Shambhala Publications, Inc: Boston, 1991,
240 pp., paper, $12.95.

Perle Besserman and Manfred Steger have put together a most entertaining and lively collection of eight wild and crazy Zen masters (Layman P’ang, Rinzai, Bassui, Ikkyu, Bankei, Hakuin, Nyogen Senzaki, and Soen Nakagawa), the epithet “Crazy Cloud” being Ikkyu’s nom de plume. The scholarship combines admirable knowledge of the history of Zen Buddhism with incisive sociopolitical commentary that successfully situates these eccentric teachers within a broader cultural context.

The problem with this book is its flawed polemical purpose. “Crazy Cloud Zen” is seen as having important implications for contemporary American Zen as well as contemporary Western society in general.
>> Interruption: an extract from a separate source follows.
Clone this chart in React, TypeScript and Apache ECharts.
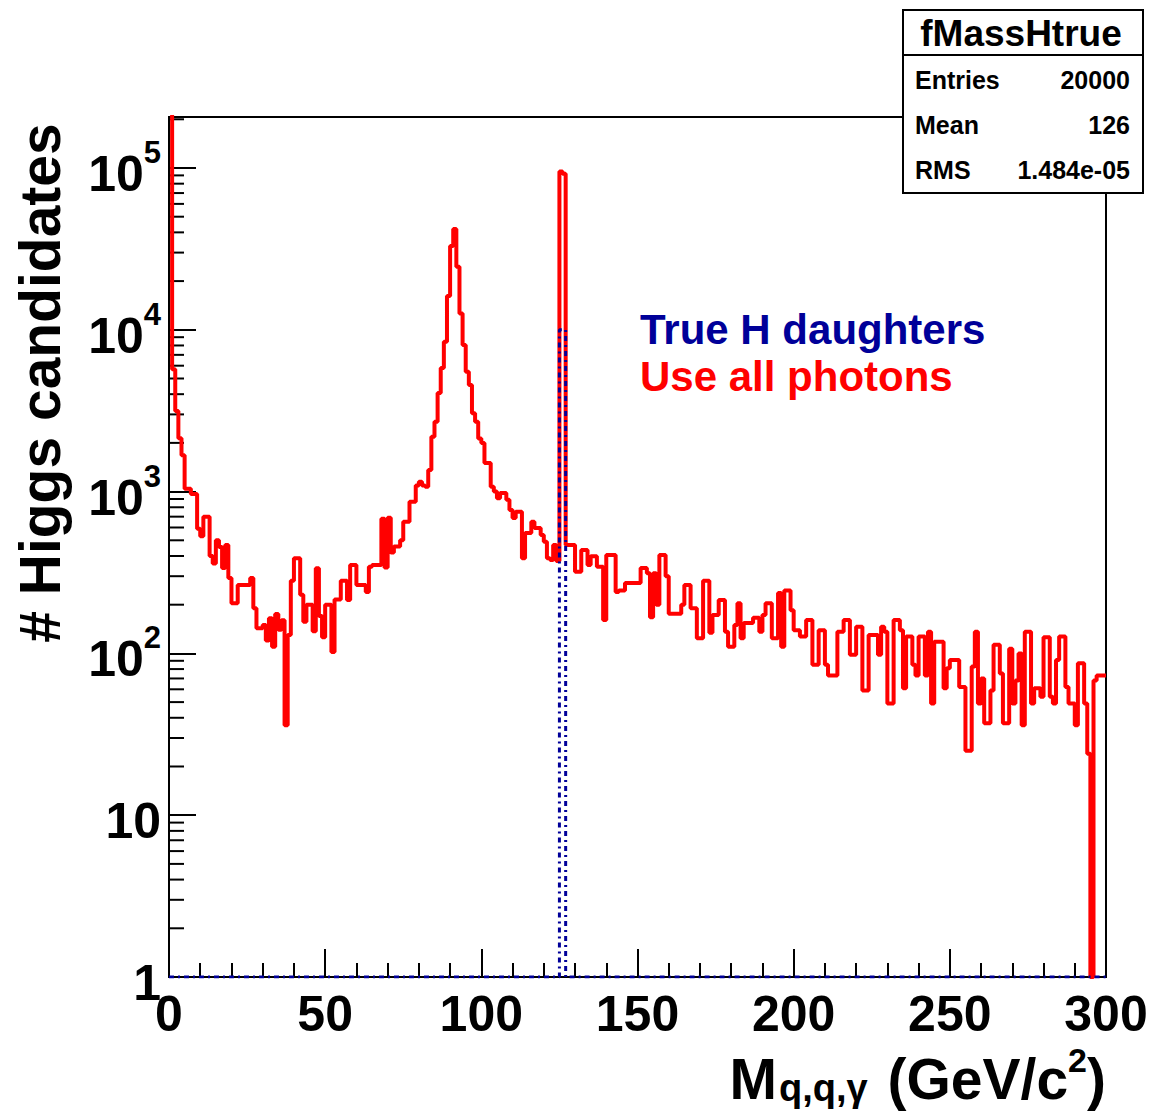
import React, { useEffect, useRef } from "react";
import * as echarts from "echarts";

// ---- histogram definition ----
const X_MIN = 0;
const X_MAX = 300;
const BIN_WIDTH = 1; // GeV per bin
const Y_MIN = 1;
const Y_MAX = 206600;

// "Use all photons" (red) : counts per 1 GeV bin, 0..300
const allPhotonCounts = [
  300000, 5700, 3150, 2140, 1680, 1040, 1040, 967, 967, 590,
  530, 700, 700, 400, 360, 500, 454, 337, 468, 292,
  204, 204, 265, 265, 265, 265, 292, 190, 143, 143,
  150, 120, 165, 110, 175, 140, 160, 36, 130, 281,
  387, 387, 230, 157, 200, 200, 137, 336, 170, 126,
  200, 200, 102, 215, 215, 281, 281, 214, 352, 352,
  265, 265, 265, 240, 343, 352, 352, 352, 680, 340,
  690, 420, 457, 457, 500, 652, 652, 866, 866, 1090,
  1150, 1090, 1070, 1360, 2180, 2700, 4070, 5800, 8440, 16200,
  33000, 42000, 24500, 12600, 8050, 5510, 4560, 3050, 2700, 2130,
  2000, 1500, 1500, 1070, 1000, 910, 980, 980, 890, 770,
  687, 751, 751, 387, 555, 555, 652, 596, 596, 540,
  490, 387, 378, 468, 372, 95000, 92000, 468, 468, 468,
  320, 320, 436, 436, 352, 398, 398, 343, 343, 161,
  405, 405, 405, 240, 245, 245, 272, 272, 272, 272,
  272, 337, 337, 313, 167, 313, 200, 405, 405, 300,
  176, 176, 176, 176, 200, 265, 265, 190, 190, 124,
  124, 281, 281, 134, 173, 173, 214, 214, 136, 110,
  110, 150, 204, 124, 154, 154, 154, 166, 166, 136,
  173, 204, 204, 124, 124, 236, 110, 245, 245, 185,
  139, 139, 127, 127, 161, 161, 85, 85, 139, 139,
  85, 73, 73, 73, 136, 136, 161, 161, 98, 98,
  146, 146, 59, 59, 130, 130, 130, 98, 146, 136,
  49, 49, 161, 161, 139, 61, 127, 127, 85, 73,
  127, 127, 73, 136, 49, 118, 118, 118, 61, 81,
  91, 91, 91, 62, 62, 25, 25, 83, 136, 49,
  70, 37, 37, 59, 113, 113, 75, 37, 37, 107,
  49, 68, 100, 36, 136, 136, 49, 61, 61, 54,
  126, 126, 54, 49, 91, 127, 127, 62, 49, 49,
  36, 87, 87, 49, 24, 0, 68, 73, 73, 73,
];

// "True H daughters" (blue dashed): only two filled bins
const trueBinIndex = [125, 126];
const trueBinCount = [10000, 10000];

// ---- axis / text content ----
const xTickValues = [0, 50, 100, 150, 200, 250, 300];
const yTickExponents = [0, 1, 2, 3, 4, 5];
const yTitle = "# Higgs candidates";
const legendLines = [
  { text: "True H daughters", color: "#000099" },
  { text: "Use all photons", color: "#ff0000" },
];
const statsTitle = "fMassHtrue";
const statsNames = ["Entries", "Mean", "RMS"];
const statsValues = ["20000", "126", "1.484e-05"];

const FONT = "'Liberation Sans', Arial, Helvetica, sans-serif";

function toStepData(counts: number[]) {
  const pts: number[][] = counts.map((c, i) => [X_MIN + i * BIN_WIDTH, Math.max(c, Y_MIN)]);
  pts.push([X_MAX, Math.max(counts[counts.length - 1], Y_MIN)]);
  return pts;
}

export default function App() {
  const ref = useRef<HTMLDivElement>(null);

  useEffect(() => {
    document.body.style.margin = "0";
    if (!ref.current) return;
    const chart = echarts.init(ref.current, undefined, { renderer: "svg" });

    const trueCounts = allPhotonCounts.map(() => 0);
    trueBinIndex.forEach((b, k) => {
      trueCounts[b] = trueBinCount[k];
    });

    const minorY: number[][] = [];
    yTickExponents.forEach((e) => {
      for (let m = 2; m <= 9; m++) {
        const v = m * Math.pow(10, e);
        if (v < Y_MAX * 0.97) minorY.push([X_MIN, v]);
      }
    });

    const option: any = {
      animation: false,
      backgroundColor: "#ffffff",
      grid: {
        left: 169,
        top: 117,
        right: 50,
        bottom: 139,
        show: true,
        borderColor: "#000",
        borderWidth: 2,
        backgroundColor: "transparent",
      },
      xAxis: {
        type: "value",
        min: X_MIN,
        max: X_MAX,
        interval: 50,
        axisLine: { show: true, lineStyle: { color: "#000", width: 2 } },
        axisTick: { show: true, inside: true, length: 28, lineStyle: { color: "#000", width: 2 } },
        minorTick: { show: true, splitNumber: 5, length: 14, lineStyle: { color: "#000", width: 2 } },
        splitLine: { show: false },
        axisLabel: {
          show: true,
          margin: 12,
          color: "#000",
          fontSize: 50,
          fontWeight: "bold",
          fontFamily: FONT,
          formatter: (v: number) => (xTickValues.indexOf(v) >= 0 ? String(v) : ""),
        },
      },
      yAxis: {
        type: "log",
        logBase: 10,
        min: Y_MIN,
        max: Y_MAX,
        splitNumber: 5,
        axisLine: { show: true, lineStyle: { color: "#000", width: 2 } },
        axisTick: { show: true, inside: true, length: 27, lineStyle: { color: "#000", width: 2 } },
        splitLine: { show: false },
        axisLabel: {
          show: true,
          margin: 8,
          color: "#000",
          fontFamily: FONT,
          fontWeight: "bold",
          formatter: (v: number) => {
            const lg = Math.log10(v);
            const e = Math.round(lg);
            if (Math.abs(lg - e) > 1e-6 || yTickExponents.indexOf(e) < 0) return "";
            if (e === 0) return "{b|1}";
            if (e === 1) return "{b|10}";
            return "{b|10}{s|" + e + "}";
          },
          rich: {
            b: { fontSize: 50, fontWeight: "bold", fontFamily: FONT, color: "#000", lineHeight: 62, verticalAlign: "bottom" },
            s: { fontSize: 31, fontWeight: "bold", fontFamily: FONT, color: "#000", lineHeight: 31, verticalAlign: "top" },
          },
        },
      },
      series: [
        {
          name: "Use all photons",
          type: "line",
          step: "end",
          symbol: "none",
          clip: true,
          data: toStepData(allPhotonCounts),
          lineStyle: { color: "#ff0000", width: 4 },
          z: 3,
        },
        {
          name: "True H daughters",
          type: "line",
          step: "end",
          symbol: "none",
          clip: true,
          data: toStepData(trueCounts),
          lineStyle: { color: "#000099", width: 3, type: [5, 4, 2, 4] },
          z: 4,
        },
        {
          type: "custom",
          silent: true,
          data: minorY,
          renderItem: (_p: any, api: any) => {
            const pt = api.coord([api.value(0), api.value(1)]);
            return {
              type: "line",
              shape: { x1: pt[0], y1: pt[1], x2: pt[0] + 15, y2: pt[1] },
              style: { stroke: "#000", lineWidth: 2 },
            };
          },
          z: 2,
        },
      ],
      graphic: [
        {
          type: "text",
          x: 40,
          y: 383,
          rotation: Math.PI / 2,
          style: {
            text: yTitle,
            fontSize: 57,
            fontWeight: "bold",
            fontFamily: FONT,
            fill: "#000",
            textAlign: "center",
            textVerticalAlign: "middle",
          },
        },
        {
          type: "text",
          x: 1106,
          y: 1075,
          style: {
            text: "{m|M}{sub|q,q,γ}{m| (GeV/c}{sup|2}{m|)}",
            textAlign: "right",
            textVerticalAlign: "middle",
            fill: "#000",
            rich: {
              m: { fontSize: 57, fontWeight: "bold", fontFamily: FONT, fill: "#000", lineHeight: 64, verticalAlign: "bottom" },
              sub: { fontSize: 38, fontWeight: "bold", fontFamily: FONT, fill: "#000", lineHeight: 40, verticalAlign: "bottom", padding: [0, 4, 0, 2] },
              sup: { fontSize: 34, fontWeight: "bold", fontFamily: FONT, fill: "#000", lineHeight: 36, verticalAlign: "top" },
            },
          },
        },
        ...legendLines.map((l, i) => ({
          type: "text",
          x: 640,
          y: 329 + i * 47,
          style: {
            text: l.text,
            fontSize: 42,
            fontWeight: "bold",
            fontFamily: FONT,
            fill: l.color,
            textAlign: "left",
            textVerticalAlign: "middle",
          },
        })),
        {
          type: "rect",
          z: 100,
          shape: { x: 903, y: 10, width: 240, height: 183 },
          style: { fill: "#fff", stroke: "#000", lineWidth: 2 },
        },
        {
          type: "line",
          z: 101,
          shape: { x1: 903, y1: 55, x2: 1143, y2: 55 },
          style: { stroke: "#000", lineWidth: 2 },
        },
        {
          type: "text",
          z: 101,
          x: 1021,
          y: 33,
          style: {
            text: statsTitle,
            fontSize: 37,
            fontWeight: "bold",
            fontFamily: FONT,
            fill: "#000",
            textAlign: "center",
            textVerticalAlign: "middle",
          },
        },
        ...statsNames.map((n, i) => ({
          type: "text",
          z: 101,
          x: 915,
          y: 80 + i * 45,
          style: {
            text: n,
            fontSize: 25,
            fontWeight: "bold",
            fontFamily: FONT,
            fill: "#000",
            textAlign: "left",
            textVerticalAlign: "middle",
          },
        })),
        ...statsValues.map((v, i) => ({
          type: "text",
          z: 101,
          x: 1130,
          y: 80 + i * 45,
          style: {
            text: v,
            fontSize: 25,
            fontWeight: "bold",
            fontFamily: FONT,
            fill: "#000",
            textAlign: "right",
            textVerticalAlign: "middle",
          },
        })),
      ],
    };

    chart.setOption(option);
    return () => chart.dispose();
  }, []);

  return <div ref={ref} style={{ width: 1156, height: 1116 }} />;
}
That these masters do in fact constitute such a Zen is not so much argued as assumed to be self-evident; I do not think it is. The lack of clarity in the definition of Crazy Cloud Zen has turned what would otherwise have been a delightful and extremely well-written work into a failed polemic. The chapters on the Zen teachers are first-rate; it is the introduction and the epilogue that present difficulties. But the authors announce their polemical purpose in the introduction as follows:

. . . these archetypal “Crazy Clouds” will particularly appeal to the contemporary Zen student steeped in western norms of individualism, political engagement, liberation theology, feminism, and the destructuralization of all hierarchy, whether religious or social. These revolutionary Zen men are apt models for our own revolutionary times.